### The problem
Give all the lines below again, exactly, with no pictures.

### Dataset records

/---

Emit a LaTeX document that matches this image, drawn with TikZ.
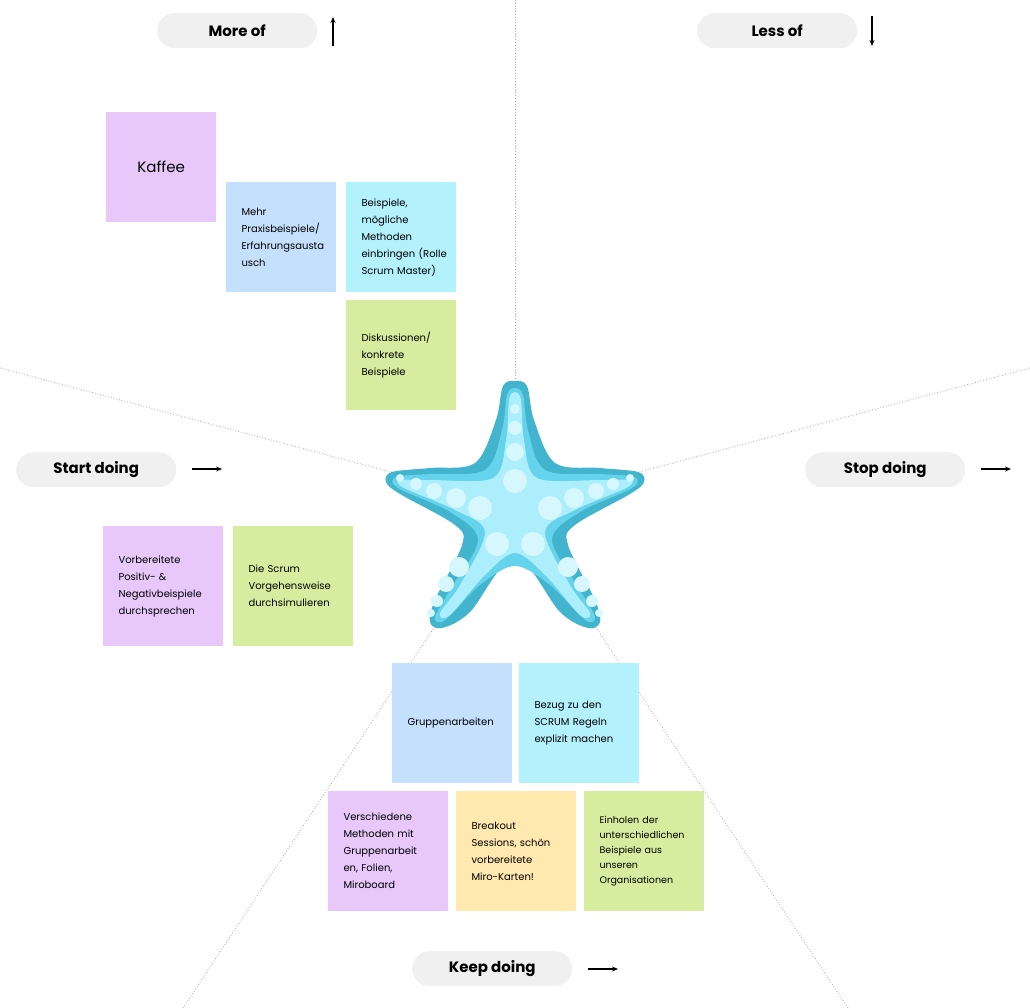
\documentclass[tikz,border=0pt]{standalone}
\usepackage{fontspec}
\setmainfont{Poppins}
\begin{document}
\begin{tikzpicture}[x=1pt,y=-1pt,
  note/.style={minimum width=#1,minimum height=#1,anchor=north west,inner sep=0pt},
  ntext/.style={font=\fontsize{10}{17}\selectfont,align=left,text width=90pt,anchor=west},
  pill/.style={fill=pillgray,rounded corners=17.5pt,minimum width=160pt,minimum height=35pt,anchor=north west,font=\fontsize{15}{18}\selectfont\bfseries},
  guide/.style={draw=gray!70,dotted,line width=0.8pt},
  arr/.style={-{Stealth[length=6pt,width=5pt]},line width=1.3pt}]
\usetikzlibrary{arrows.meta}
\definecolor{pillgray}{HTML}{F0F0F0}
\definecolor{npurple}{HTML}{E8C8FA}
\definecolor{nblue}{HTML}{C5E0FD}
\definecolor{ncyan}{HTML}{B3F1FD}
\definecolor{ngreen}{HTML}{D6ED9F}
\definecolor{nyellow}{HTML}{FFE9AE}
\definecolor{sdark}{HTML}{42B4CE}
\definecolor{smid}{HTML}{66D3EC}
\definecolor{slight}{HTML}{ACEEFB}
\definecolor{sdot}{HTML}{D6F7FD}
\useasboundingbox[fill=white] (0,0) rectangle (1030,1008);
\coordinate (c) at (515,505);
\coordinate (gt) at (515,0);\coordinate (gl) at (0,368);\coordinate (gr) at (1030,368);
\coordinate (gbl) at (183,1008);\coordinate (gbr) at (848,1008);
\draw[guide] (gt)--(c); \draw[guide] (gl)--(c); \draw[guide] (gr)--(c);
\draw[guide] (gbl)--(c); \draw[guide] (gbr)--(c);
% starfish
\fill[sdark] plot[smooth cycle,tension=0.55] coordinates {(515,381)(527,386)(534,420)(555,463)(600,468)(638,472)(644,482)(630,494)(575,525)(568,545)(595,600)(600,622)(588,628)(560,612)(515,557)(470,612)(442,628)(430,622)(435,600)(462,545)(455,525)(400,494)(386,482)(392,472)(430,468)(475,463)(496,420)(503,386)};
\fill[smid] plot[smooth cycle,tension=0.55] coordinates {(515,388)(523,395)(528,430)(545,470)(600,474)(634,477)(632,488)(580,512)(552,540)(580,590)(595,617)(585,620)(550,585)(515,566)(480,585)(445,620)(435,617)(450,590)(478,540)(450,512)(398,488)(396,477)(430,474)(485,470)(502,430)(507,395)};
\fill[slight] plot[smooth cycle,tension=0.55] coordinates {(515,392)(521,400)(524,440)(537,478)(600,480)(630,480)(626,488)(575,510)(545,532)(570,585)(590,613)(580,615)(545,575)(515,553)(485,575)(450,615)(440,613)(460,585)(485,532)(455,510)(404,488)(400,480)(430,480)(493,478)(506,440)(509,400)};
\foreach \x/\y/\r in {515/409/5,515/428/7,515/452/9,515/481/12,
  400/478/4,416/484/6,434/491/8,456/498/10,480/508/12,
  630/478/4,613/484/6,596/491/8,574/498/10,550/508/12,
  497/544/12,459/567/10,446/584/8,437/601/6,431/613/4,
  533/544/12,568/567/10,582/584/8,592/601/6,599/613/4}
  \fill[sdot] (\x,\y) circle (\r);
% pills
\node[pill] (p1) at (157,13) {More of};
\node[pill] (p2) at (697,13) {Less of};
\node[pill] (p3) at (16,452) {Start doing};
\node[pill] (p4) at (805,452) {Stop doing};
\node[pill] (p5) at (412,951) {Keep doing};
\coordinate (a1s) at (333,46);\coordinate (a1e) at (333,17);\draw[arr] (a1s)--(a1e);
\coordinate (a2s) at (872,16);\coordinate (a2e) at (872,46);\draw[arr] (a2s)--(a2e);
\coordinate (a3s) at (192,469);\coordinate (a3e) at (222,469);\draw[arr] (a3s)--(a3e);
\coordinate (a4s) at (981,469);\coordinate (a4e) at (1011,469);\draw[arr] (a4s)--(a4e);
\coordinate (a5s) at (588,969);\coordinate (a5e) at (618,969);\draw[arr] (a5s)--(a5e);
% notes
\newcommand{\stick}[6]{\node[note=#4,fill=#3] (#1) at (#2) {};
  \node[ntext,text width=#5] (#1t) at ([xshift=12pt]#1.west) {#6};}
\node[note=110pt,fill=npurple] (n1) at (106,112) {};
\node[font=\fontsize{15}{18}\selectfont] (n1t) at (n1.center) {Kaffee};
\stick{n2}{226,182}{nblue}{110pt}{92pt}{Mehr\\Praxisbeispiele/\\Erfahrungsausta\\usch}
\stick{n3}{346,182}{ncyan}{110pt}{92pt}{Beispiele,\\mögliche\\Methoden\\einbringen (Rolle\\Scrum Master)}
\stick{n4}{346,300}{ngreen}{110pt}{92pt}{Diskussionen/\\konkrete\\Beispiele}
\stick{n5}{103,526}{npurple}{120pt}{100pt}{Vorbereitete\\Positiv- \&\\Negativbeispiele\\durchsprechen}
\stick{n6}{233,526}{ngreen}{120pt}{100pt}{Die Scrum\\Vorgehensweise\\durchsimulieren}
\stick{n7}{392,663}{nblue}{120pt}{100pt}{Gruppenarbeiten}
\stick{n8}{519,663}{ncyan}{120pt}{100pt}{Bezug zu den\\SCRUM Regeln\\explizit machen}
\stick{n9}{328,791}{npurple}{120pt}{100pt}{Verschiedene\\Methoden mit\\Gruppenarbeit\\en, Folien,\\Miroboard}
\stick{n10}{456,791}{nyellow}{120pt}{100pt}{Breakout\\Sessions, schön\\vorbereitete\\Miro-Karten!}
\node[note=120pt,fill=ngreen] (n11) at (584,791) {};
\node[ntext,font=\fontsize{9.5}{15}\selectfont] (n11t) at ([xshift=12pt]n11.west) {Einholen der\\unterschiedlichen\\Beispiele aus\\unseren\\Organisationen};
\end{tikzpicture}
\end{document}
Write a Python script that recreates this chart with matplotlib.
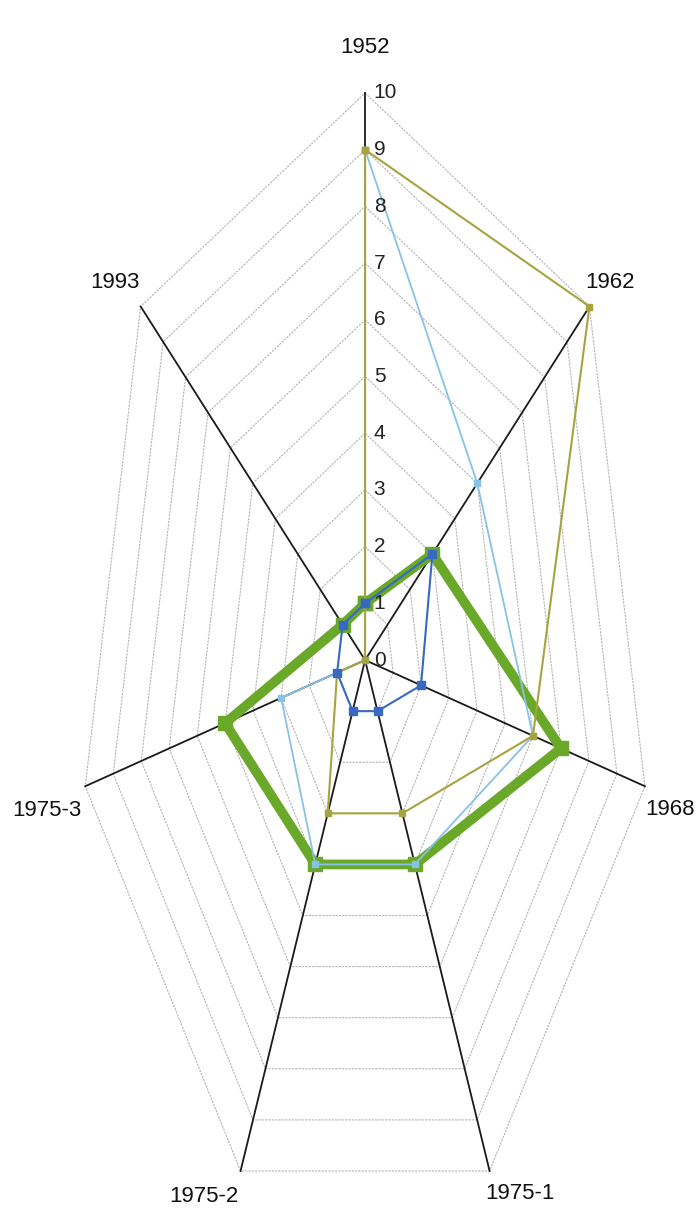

\---

### Response to the exercise
Emit a LaTeX document that matches this image, drawn with TikZ.
\documentclass[tikz,border=0pt]{standalone}
\usepackage{fontspec}
\setmainfont{Poppins}
\begin{document}
\begin{tikzpicture}[x=1pt,y=-1pt,
  note/.style={minimum width=#1,minimum height=#1,anchor=north west,inner sep=0pt},
  ntext/.style={font=\fontsize{10}{17}\selectfont,align=left,text width=90pt,anchor=west},
  pill/.style={fill=pillgray,rounded corners=17.5pt,minimum width=160pt,minimum height=35pt,anchor=north west,font=\fontsize{15}{18}\selectfont\bfseries},
  guide/.style={draw=gray!70,dotted,line width=0.8pt},
  arr/.style={-{Stealth[length=6pt,width=5pt]},line width=1.3pt}]
\usetikzlibrary{arrows.meta}
\definecolor{pillgray}{HTML}{F0F0F0}
\definecolor{npurple}{HTML}{E8C8FA}
\definecolor{nblue}{HTML}{C5E0FD}
\definecolor{ncyan}{HTML}{B3F1FD}
\definecolor{ngreen}{HTML}{D6ED9F}
\definecolor{nyellow}{HTML}{FFE9AE}
\definecolor{sdark}{HTML}{42B4CE}
\definecolor{smid}{HTML}{66D3EC}
\definecolor{slight}{HTML}{ACEEFB}
\definecolor{sdot}{HTML}{D6F7FD}
\useasboundingbox[fill=white] (0,0) rectangle (1030,1008);
\coordinate (c) at (515,505);
\coordinate (gt) at (515,0);\coordinate (gl) at (0,368);\coordinate (gr) at (1030,368);
\coordinate (gbl) at (183,1008);\coordinate (gbr) at (848,1008);
\draw[guide] (gt)--(c); \draw[guide] (gl)--(c); \draw[guide] (gr)--(c);
\draw[guide] (gbl)--(c); \draw[guide] (gbr)--(c);
% starfish
\fill[sdark] plot[smooth cycle,tension=0.55] coordinates {(515,381)(527,386)(534,420)(555,463)(600,468)(638,472)(644,482)(630,494)(575,525)(568,545)(595,600)(600,622)(588,628)(560,612)(515,557)(470,612)(442,628)(430,622)(435,600)(462,545)(455,525)(400,494)(386,482)(392,472)(430,468)(475,463)(496,420)(503,386)};
\fill[smid] plot[smooth cycle,tension=0.55] coordinates {(515,388)(523,395)(528,430)(545,470)(600,474)(634,477)(632,488)(580,512)(552,540)(580,590)(595,617)(585,620)(550,585)(515,566)(480,585)(445,620)(435,617)(450,590)(478,540)(450,512)(398,488)(396,477)(430,474)(485,470)(502,430)(507,395)};
\fill[slight] plot[smooth cycle,tension=0.55] coordinates {(515,392)(521,400)(524,440)(537,478)(600,480)(630,480)(626,488)(575,510)(545,532)(570,585)(590,613)(580,615)(545,575)(515,553)(485,575)(450,615)(440,613)(460,585)(485,532)(455,510)(404,488)(400,480)(430,480)(493,478)(506,440)(509,400)};
\foreach \x/\y/\r in {515/409/5,515/428/7,515/452/9,515/481/12,
  400/478/4,416/484/6,434/491/8,456/498/10,480/508/12,
  630/478/4,613/484/6,596/491/8,574/498/10,550/508/12,
  497/544/12,459/567/10,446/584/8,437/601/6,431/613/4,
  533/544/12,568/567/10,582/584/8,592/601/6,599/613/4}
  \fill[sdot] (\x,\y) circle (\r);
% pills
\node[pill] (p1) at (157,13) {More of};
\node[pill] (p2) at (697,13) {Less of};
\node[pill] (p3) at (16,452) {Start doing};
\node[pill] (p4) at (805,452) {Stop doing};
\node[pill] (p5) at (412,951) {Keep doing};
\coordinate (a1s) at (333,46);\coordinate (a1e) at (333,17);\draw[arr] (a1s)--(a1e);
\coordinate (a2s) at (872,16);\coordinate (a2e) at (872,46);\draw[arr] (a2s)--(a2e);
\coordinate (a3s) at (192,469);\coordinate (a3e) at (222,469);\draw[arr] (a3s)--(a3e);
\coordinate (a4s) at (981,469);\coordinate (a4e) at (1011,469);\draw[arr] (a4s)--(a4e);
\coordinate (a5s) at (588,969);\coordinate (a5e) at (618,969);\draw[arr] (a5s)--(a5e);
% notes
\newcommand{\stick}[6]{\node[note=#4,fill=#3] (#1) at (#2) {};
  \node[ntext,text width=#5] (#1t) at ([xshift=12pt]#1.west) {#6};}
\node[note=110pt,fill=npurple] (n1) at (106,112) {};
\node[font=\fontsize{15}{18}\selectfont] (n1t) at (n1.center) {Kaffee};
\stick{n2}{226,182}{nblue}{110pt}{92pt}{Mehr\\Praxisbeispiele/\\Erfahrungsausta\\usch}
\stick{n3}{346,182}{ncyan}{110pt}{92pt}{Beispiele,\\mögliche\\Methoden\\einbringen (Rolle\\Scrum Master)}
\stick{n4}{346,300}{ngreen}{110pt}{92pt}{Diskussionen/\\konkrete\\Beispiele}
\stick{n5}{103,526}{npurple}{120pt}{100pt}{Vorbereitete\\Positiv- \&\\Negativbeispiele\\durchsprechen}
\stick{n6}{233,526}{ngreen}{120pt}{100pt}{Die Scrum\\Vorgehensweise\\durchsimulieren}
\stick{n7}{392,663}{nblue}{120pt}{100pt}{Gruppenarbeiten}
\stick{n8}{519,663}{ncyan}{120pt}{100pt}{Bezug zu den\\SCRUM Regeln\\explizit machen}
\stick{n9}{328,791}{npurple}{120pt}{100pt}{Verschiedene\\Methoden mit\\Gruppenarbeit\\en, Folien,\\Miroboard}
\stick{n10}{456,791}{nyellow}{120pt}{100pt}{Breakout\\Sessions, schön\\vorbereitete\\Miro-Karten!}
\node[note=120pt,fill=ngreen] (n11) at (584,791) {};
\node[ntext,font=\fontsize{9.5}{15}\selectfont] (n11t) at ([xshift=12pt]n11.west) {Einholen der\\unterschiedlichen\\Beispiele aus\\unseren\\Organisationen};
\end{tikzpicture}
\end{document}
Write a Python script that recreates this chart with matplotlib.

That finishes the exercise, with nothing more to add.